6. The pharmaceutical composition according to claim 1, wherein the composition remains stable when stored at condition of 25°C for at least 6 month.

7. The pharmaceutical composition according to claim 1, wherein the pharmaceutically acceptable salt of liothyronine is liothyronine sodium.

8. A solid oral pharmaceutical composition comprising (a) about 0.025 % w/w of liothyronine sodium (b) about 0.13 % w/w of alpha tocopherol, and (c) one or more pharmaceutically acceptable excipients; wherein said pharmaceutical composition has water activity ranging from about 0.5 to about 0.7 measured at 25°C.

9. An oral pharmaceutical tablet composition comprising (a) about 0.025 % w/w liothyronine sodium, (b) about 0.13 % w/w alpha tocopherol and (c) one or more pharmaceutically acceptable excipients comprising microcrystalline cellulose and croscarmellose sodium; wherein said pharmaceutical composition has water activity ranging from about 0.4 to about 0.75 measured at 25°C.

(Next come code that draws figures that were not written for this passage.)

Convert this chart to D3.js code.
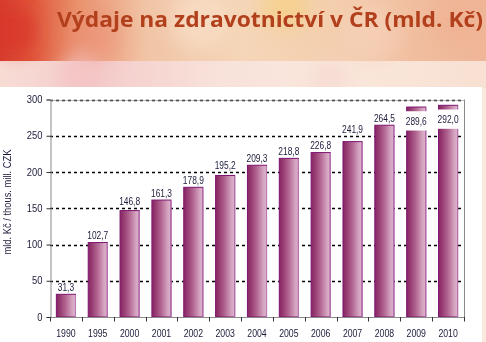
<!DOCTYPE html>
<html>
<head>
<meta charset="utf-8">
<script src="https://cdn.jsdelivr.net/npm/d3@7"></script>
<style>
  html, body { margin: 0; padding: 0; background: #fff; }
  svg { display: block; }
</style>
</head>
<body>
<svg id="chart" width="486" height="342"></svg>
<script>
// Health care expenditure in the Czech Republic, bn CZK
const years = ["1990", "1995", "2000", "2001", "2002", "2003", "2004", "2005", "2006", "2007", "2008", "2009", "2010"];
const values = [31.3, 102.7, 146.8, 161.3, 178.9, 195.2, 209.3, 218.8, 226.8, 241.9, 264.5, 289.6, 292.0];
const yTicks = [0, 50, 100, 150, 200, 250, 300];
const titleText = "Výdaje na zdravotnictví v ČR (mld. Kč)";
const yTitle = "mld. Kč / thous. mill. CZK";

const W = 486, H = 342;
const plot = { left: 50, right: 464, top: 99.5, bottom: 317 };
const fmt = v => d3.format(".1f")(v).replace(".", ",");

const svg = d3.select("#chart");
const defs = svg.append("defs");

// ---- decorative header background ----
const hdr = defs.append("linearGradient").attr("id", "hdrGrad");
[[0, "#d63c2e"], [0.06, "#df5238"], [0.16, "#e9926c"], [0.3, "#f1c4a6"],
 [0.5, "#f5d6b8"], [0.68, "#f4cfae"], [0.85, "#f1bea0"], [1, "#efb698"]]
  .forEach(([o, c]) => hdr.append("stop").attr("offset", o).attr("stop-color", c));
const pale = defs.append("linearGradient").attr("id", "paleGrad");
[[0, "#f7dcd4"], [0.2, "#f4cccb"], [0.45, "#f8e2da"], [0.7, "#fae8dc"], [1, "#f8e0d2"]]
  .forEach(([o, c]) => pale.append("stop").attr("offset", o).attr("stop-color", c));
defs.append("filter").attr("id", "soft").attr("x", "-50%").attr("y", "-50%")
  .attr("width", "200%").attr("height", "200%")
  .append("feGaussianBlur").attr("stdDeviation", 9);

svg.append("rect").attr("width", W).attr("height", H).attr("fill", "#fbe9df");
svg.append("rect").attr("x", 0).attr("y", 0).attr("width", W).attr("height", 61).attr("fill", "url(#hdrGrad)");
svg.append("rect").attr("x", 0).attr("y", 61).attr("width", W).attr("height", 27).attr("fill", "url(#paleGrad)");

const bokeh = svg.append("g").attr("filter", "url(#soft)");
[
  { cx: 14, cy: 30, r: 22, c: "#d8322a", o: 0.7 },
  { cx: 95, cy: 35, r: 26, c: "#ee8e7a", o: 0.45 },
  { cx: 285, cy: 6, r: 24, c: "#f6cf78", o: 0.55 },
  { cx: 200, cy: 20, r: 30, c: "#f8e2cc", o: 0.6 },
  { cx: 370, cy: 35, r: 30, c: "#f7d6c0", o: 0.5 },
  { cx: 455, cy: 20, r: 26, c: "#f0b090", o: 0.5 },
  { cx: 80, cy: 76, r: 22, c: "#f3c2c2", o: 0.7 },
  { cx: 330, cy: 78, r: 20, c: "#f6d2cc", o: 0.5 }
].forEach(b => bokeh.append("circle").attr("cx", b.cx).attr("cy", b.cy).attr("r", b.r)
  .attr("fill", b.c).attr("opacity", b.o));

// white chart panel
svg.append("rect").attr("x", 0).attr("y", 87).attr("width", 482).attr("height", H - 87).attr("fill", "#ffffff");

// ---- title ----
svg.append("text")
  .attr("x", 57).attr("y", 27)
  .attr("font-family", "'Open Sans', 'DejaVu Sans', sans-serif")
  .attr("font-weight", 700).attr("font-size", 22)
  .attr("fill", "#b3401c")
  .attr("textLength", 426).attr("lengthAdjust", "spacingAndGlyphs")
  .text(titleText);

// ---- scales ----
const x = d3.scaleBand().domain(years).range([plot.left, plot.right])
  .paddingInner(0.4).paddingOuter(0.2);
const y = d3.scaleLinear().domain([0, 300]).range([plot.bottom, plot.top]);

const FONT = "'Liberation Sans', Arial, sans-serif";
const INK = "#1b1b3a";
const gridY = d => Math.round(y(d)) + 0.5;

// gridlines (dashed)
svg.append("g").selectAll("line").data(yTicks.filter(t => t > 0)).join("line")
  .attr("x1", plot.left).attr("x2", plot.right)
  .attr("y1", gridY).attr("y2", gridY)
  .attr("stroke", "#000").attr("stroke-width", 1.3).attr("stroke-dasharray", "3,3");

// right border
svg.append("line")
  .attr("x1", plot.right + 0.5).attr("x2", plot.right + 0.5)
  .attr("y1", y(300)).attr("y2", y(0) + 4)
  .attr("stroke", "#8a8a8a").attr("stroke-width", 1);

// ---- bars ----
const barGrad = defs.append("linearGradient").attr("id", "barGrad")
  .attr("x1", 0).attr("x2", 1).attr("y1", 0).attr("y2", 0);
[[0, "#872864"], [0.15, "#94356e"], [0.5, "#b36893"], [0.82, "#d4a2bf"], [1, "#dcb5cc"]]
  .forEach(([o, c]) => barGrad.append("stop").attr("offset", o).attr("stop-color", c));

const data = years.map((yr, i) => ({ year: yr, value: values[i] }));

const bars = svg.append("g");
bars.selectAll("rect").data(data).join("rect")
  .attr("x", d => x(d.year))
  .attr("y", d => y(d.value))
  .attr("width", x.bandwidth())
  .attr("height", d => y(0) - y(d.value))
  .attr("fill", "url(#barGrad)")
  .attr("stroke", "#7c1470").attr("stroke-width", 1);
bars.selectAll("line").data(data).join("line")
  .attr("x1", d => x(d.year) + x.bandwidth()).attr("x2", d => x(d.year) + x.bandwidth())
  .attr("y1", d => y(d.value) + 0.5).attr("y2", y(0))
  .attr("stroke", "#c07ab8").attr("stroke-width", 1);

// ---- axes ----
const yAxis = svg.append("g").attr("transform", `translate(${plot.left + 0.5},0)`)
  .call(d3.axisLeft(y).tickValues(yTicks).tickSize(4).tickPadding(4).tickFormat(d3.format("d")));
yAxis.select(".domain").attr("stroke", "#8a8a8a");
yAxis.selectAll(".tick line").attr("stroke", "#333");
yAxis.selectAll(".tick text")
  .attr("font-family", FONT).attr("font-size", 10).attr("fill", INK)
  .attr("transform", "scale(0.94,1)")
  .attr("x", -8 / 0.94);

// x axis line
svg.append("line")
  .attr("x1", plot.left).attr("x2", plot.right + 0.5)
  .attr("y1", gridY(0)).attr("y2", gridY(0))
  .attr("stroke", "#8a8a8a");
// top border under the 300 gridline
svg.append("line")
  .attr("x1", plot.left).attr("x2", plot.right + 0.5)
  .attr("y1", gridY(300)).attr("y2", gridY(300))
  .attr("stroke", "#8a8a8a").attr("stroke-width", 0.6);

// category boundary ticks
const step = x.step();
const boundaries = years.map(yr => x(yr) - x.paddingOuter() * step).concat([plot.right]);
svg.append("g").selectAll("line").data(boundaries).join("line")
  .attr("x1", d => Math.round(d) + 0.5).attr("x2", d => Math.round(d) + 0.5)
  .attr("y1", y(0)).attr("y2", y(0) + 4.5)
  .attr("stroke", "#333");

// year labels
svg.append("g").selectAll("text").data(years).join("text")
  .attr("transform", d => `translate(${x(d) + x.bandwidth() / 2},337) scale(0.87,1)`)
  .attr("text-anchor", "middle")
  .attr("font-family", FONT).attr("font-size", 10).attr("fill", INK)
  .text(d => d);

// ---- value labels ----
// above the bar, lifted clear of any gridline it would touch;
// labels too close to the top go inside the bar on a white box
const GAP = 3.5, CAP = 7.5;
const labelInside = d => y(d.value) - 14 < plot.top;
const labelY = d => {
  if (labelInside(d)) return y(d.value) + 17.5;
  let b = y(d.value) - GAP;
  yTicks.forEach(t => {
    const g = gridY(t);
    if (g > b - CAP - 1.5 && g < b + 2) b = g - GAP;
  });
  return b;
};

const lbl = svg.append("g");
lbl.selectAll("rect").data(data.filter(labelInside)).join("rect")
  .attr("x", d => x(d.year) + x.bandwidth() / 2 - 13)
  .attr("y", d => labelY(d) - 13.3)
  .attr("width", 26).attr("height", 19.3)
  .attr("fill", "#ffffff");
lbl.selectAll("text").data(data).join("text")
  .attr("transform", d => `translate(${x(d.year) + x.bandwidth() / 2},${labelY(d)}) scale(0.84,1)`)
  .attr("text-anchor", "middle")
  .attr("font-family", FONT).attr("font-size", 10).attr("fill", INK)
  .text(d => fmt(d.value));

// y axis title
svg.append("text")
  .attr("transform", "translate(11,202) rotate(-90)")
  .attr("text-anchor", "middle")
  .attr("font-family", FONT).attr("font-size", 10).attr("fill", INK)
  .attr("textLength", 105).attr("lengthAdjust", "spacingAndGlyphs")
  .text(yTitle);
</script>
</body>
</html>
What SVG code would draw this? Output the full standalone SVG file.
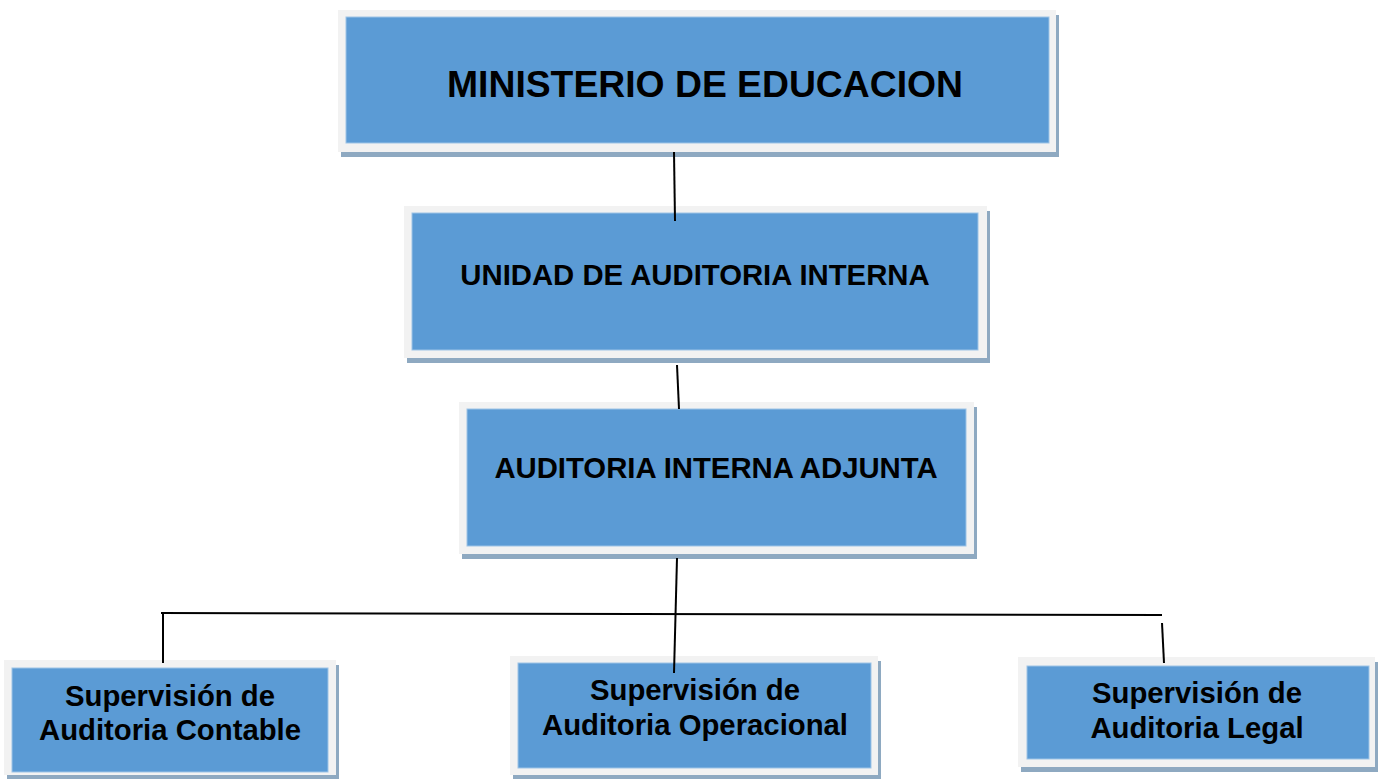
<svg xmlns="http://www.w3.org/2000/svg" width="1379" height="779" viewBox="0 0 1379 779">
<style>
.sh{fill:#8ea9c1}
.fr{fill:#f2f2f2}
.in{fill:#5b9bd5;stroke:#9dc3e6;stroke-width:1}
.t{font-family:"Liberation Sans",Arial,sans-serif;font-weight:bold;fill:#000;text-anchor:middle}
.c{stroke:#000;stroke-width:2;fill:none}
</style>
<rect width="1379" height="779" fill="#fff"/>
<g id="n1">
<rect class="sh" x="341" y="15" width="718" height="142"/>
<rect class="fr" x="338" y="10" width="718" height="142"/>
<rect class="in" x="346" y="17" width="703" height="126"/>
<text class="t" x="705" y="97" font-size="37.3">MINISTERIO DE EDUCACION</text>
</g>
<g id="n2">
<rect class="sh" x="407" y="211" width="583" height="152"/>
<rect class="fr" x="404" y="206" width="583" height="152"/>
<rect class="in" x="412" y="213" width="566" height="137"/>
<text class="t" x="695" y="285" font-size="29.3">UNIDAD DE AUDITORIA INTERNA</text>
</g>
<g id="n3">
<rect class="sh" x="462" y="407" width="515" height="152"/>
<rect class="fr" x="459" y="402" width="515" height="152"/>
<rect class="in" x="467" y="409" width="499" height="137"/>
<text class="t" x="716" y="478" font-size="29.3">AUDITORIA INTERNA ADJUNTA</text>
</g>
<g id="n4">
<rect class="sh" x="7" y="665" width="332" height="115"/>
<rect class="fr" x="4" y="660" width="332" height="115"/>
<rect class="in" x="12" y="668" width="316" height="104"/>
<text class="t" x="170" y="706" font-size="29.3">Supervisión de</text>
<text class="t" x="170" y="740" font-size="29.3">Auditoria Contable</text>
</g>
<g id="n5">
<rect class="sh" x="513" y="661" width="368" height="118"/>
<rect class="fr" x="510" y="656" width="368" height="119"/>
<rect class="in" x="518" y="663" width="353" height="105"/>
<text class="t" x="695" y="700" font-size="29.3">Supervisión de</text>
<text class="t" x="695" y="735" font-size="29.3">Auditoria Operacional</text>
</g>
<g id="n6">
<rect class="sh" x="1021" y="662" width="357" height="110"/>
<rect class="fr" x="1018" y="657" width="357" height="110"/>
<rect class="in" x="1027" y="666" width="342" height="93"/>
<text class="t" x="1197" y="703" font-size="29.3">Supervisión de</text>
<text class="t" x="1197" y="738" font-size="29.3">Auditoria Legal</text>
</g>
<g id="connectors">
<line class="c" x1="674" y1="152" x2="675" y2="221"/>
<line class="c" x1="677" y1="365" x2="679" y2="409"/>
<line class="c" x1="677" y1="558" x2="674" y2="673"/>
<line class="c" x1="161" y1="613" x2="1162" y2="615"/>
<line class="c" x1="163" y1="614" x2="163" y2="663"/>
<line class="c" x1="1162" y1="623" x2="1164" y2="663"/>
</g>
</svg>
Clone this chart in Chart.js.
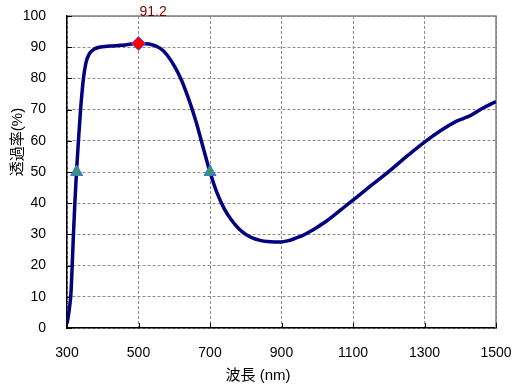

10. A process of preparation of an oral pharmaceutical tablet composition according to claim 9, wherein the process comprises the steps of:
a) co-sifting pharmaceutically acceptable excipients including microcrystalline cellulose and croscarmellose sodium through sieve and then loading said mixture into rapid mixer granulator,
b) dissolving liothyronine sodium and alpha tocopherol in granulating solvent absolute ethanol,
c) adding solution prepared in step b) to step a) in rapid mixture granulator,
d) drying of granules and sifting through sieves,
e) adding extra granular excipients including microcrystalline cellulose, magnesium stearate and blending, and
f) compressing the final blend to form a tablet.